What was the ethos that connected everyone in the group? As long as people have made things, they have conformed to styles showing a feeling for what looks right in their particular world. 1980 was a particular world, a transitional moment (before the world economy and the information age, that was still ten to twenty years away), and we reacted to it with imagery of optimism and a need to make something completely new and important.
What inspired the title for the exhibition, “Funnel of Love?”
When all is said and done, I love things that are funny and let’s face it, “Funnel of Love,” sounds like “Tunnel of Love.” Although the only place I’ve seen a “Tunnel of Love” amusement park ride is in comic books. It brings a nostalgia of carnivals, amusement parks, love, lost loves and things we wish existed.
What was it like to prep for a show on the East Coast and simultaneously arrange the exhibition “Peter Shire, 1234 Stagioni” in Milan?
It was a lot of work. This brings a high energy and makes it a joy to wake up in the morning and get to the studio. The pressure causes ideas to squeeze out of seemingly nowhere. Ideas that are completely new and unexpected and therefore very important.
Can you tell us about your creative process?
Almost every day I spend 8 to 12 to 16 hours in the studio.

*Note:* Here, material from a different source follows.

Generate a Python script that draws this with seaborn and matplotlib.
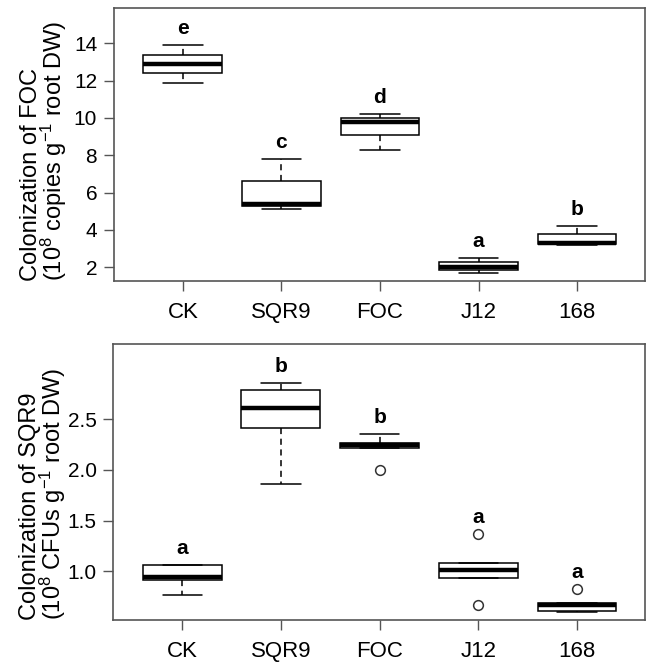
import numpy as np
import pandas as pd
import matplotlib
matplotlib.use('Agg')
import matplotlib.pyplot as plt
import seaborn as sns

groups = ['CK', 'SQR9', 'FOC', 'J12', '168']

foc_values = [
    [11.9, 12.4, 12.9, 13.4, 13.9],
    [5.1, 5.25, 5.4, 6.6, 7.8],
    [8.3, 9.1, 9.8, 10.0, 10.2],
    [1.7, 1.85, 2.0, 2.25, 2.5],
    [3.2, 3.25, 3.3, 3.75, 4.2],
]
foc_letters = ['e', 'c', 'd', 'a', 'b']

sqr9_values = [
    [0.76, 0.91, 0.94, 1.06, 1.06],
    [1.86, 2.41, 2.61, 2.79, 2.86],
    [2.00, 2.215, 2.245, 2.27, 2.35],
    [0.665, 0.93, 1.01, 1.08, 1.365],
    [0.60, 0.605, 0.67, 0.684, 0.82],
]
sqr9_letters = ['a', 'b', 'b', 'a', 'a']

foc_label = ['Colonization of FOC', r'(10$^8$ copies g$^{-1}$ root DW)']
sqr9_label = ['Colonization of SQR9', r'(10$^8$ CFUs g$^{-1}$ root DW)']

sns.set_style('ticks')
plt.rcParams['font.family'] = ['Liberation Sans', 'DejaVu Sans']
plt.rcParams['mathtext.default'] = 'regular'
plt.rcParams['text.color'] = 'black'


def to_frame(values):
    rows = []
    for g, vals in zip(groups, values):
        for v in vals:
            rows.append({'group': g, 'value': v})
    return pd.DataFrame(rows)


def draw_panel(ax, values, letters, label, ylim, yticks, fmt):
    df = to_frame(values)
    sns.boxplot(data=df, x='group', y='value', order=groups, width=0.8,
                color='white', linecolor='black', linewidth=1.1,
                whiskerprops=dict(linestyle=(0, (4, 3))),
                medianprops=dict(linewidth=3.2, color='black'),
                flierprops=dict(marker='o', markersize=7, markerfacecolor='none',
                                markeredgecolor='#333333', markeredgewidth=1.1),
                ax=ax)
    for i, (vals, letter) in enumerate(zip(values, letters)):
        ax.annotate(letter, (i, max(vals)), xytext=(0, 12), textcoords='offset points',
                    ha='center', va='center', fontweight='bold', fontsize=15,
                    color='black')
    ax.set_xlim(-0.7, 4.69)
    ax.set_ylim(*ylim)
    ax.set_yticks(yticks)
    ax.set_yticklabels([fmt % t for t in yticks])
    ax.set_xlabel('')
    ax.set_ylabel('')
    for s in ax.spines.values():
        s.set_visible(True)
        s.set_color('#555555')
        s.set_linewidth(1.2)
    ax.tick_params(axis='x', length=7, width=1, color='#555555', labelcolor='black',
                   labelsize=16, pad=8)
    ax.tick_params(axis='y', length=7, width=1, color='#555555', labelcolor='black',
                   labelsize=15, pad=5)
    ax.text(-0.131, 0.0, '\n'.join(label), transform=ax.transAxes, rotation=90,
            ha='center', va='bottom', multialignment='left', fontsize=17,
            linespacing=0.85, color='black')


fig = plt.figure(figsize=(6.47, 6.66), dpi=100)
ax1 = fig.add_axes([0.176, 0.578, 0.821, 0.410])
ax2 = fig.add_axes([0.175, 0.069, 0.822, 0.414])

draw_panel(ax1, foc_values, foc_letters, foc_label, (1.25, 15.9),
           [2, 4, 6, 8, 10, 12, 14], '%d')
draw_panel(ax2, sqr9_values, sqr9_letters, sqr9_label, (0.517, 3.24),
           [1.0, 1.5, 2.0, 2.5], '%.1f')

fig.savefig('out.png', dpi=100)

When inspiration, or the right moment, or perhaps when the stars all align, I’m on the spot. It would seem that creativity isn’t a process, it’s a realization. It’s a chance when you see through the mundane and every day and into something extraordinary on the other side.
Do you see yourself creating more work in Miami in the near future?
I’d love to create more work in Miami. Nina Johnson has tossed our hat into the ring or maybe we should say she tossed it into the Biscayne Bay and we hope that it has far reaching waves.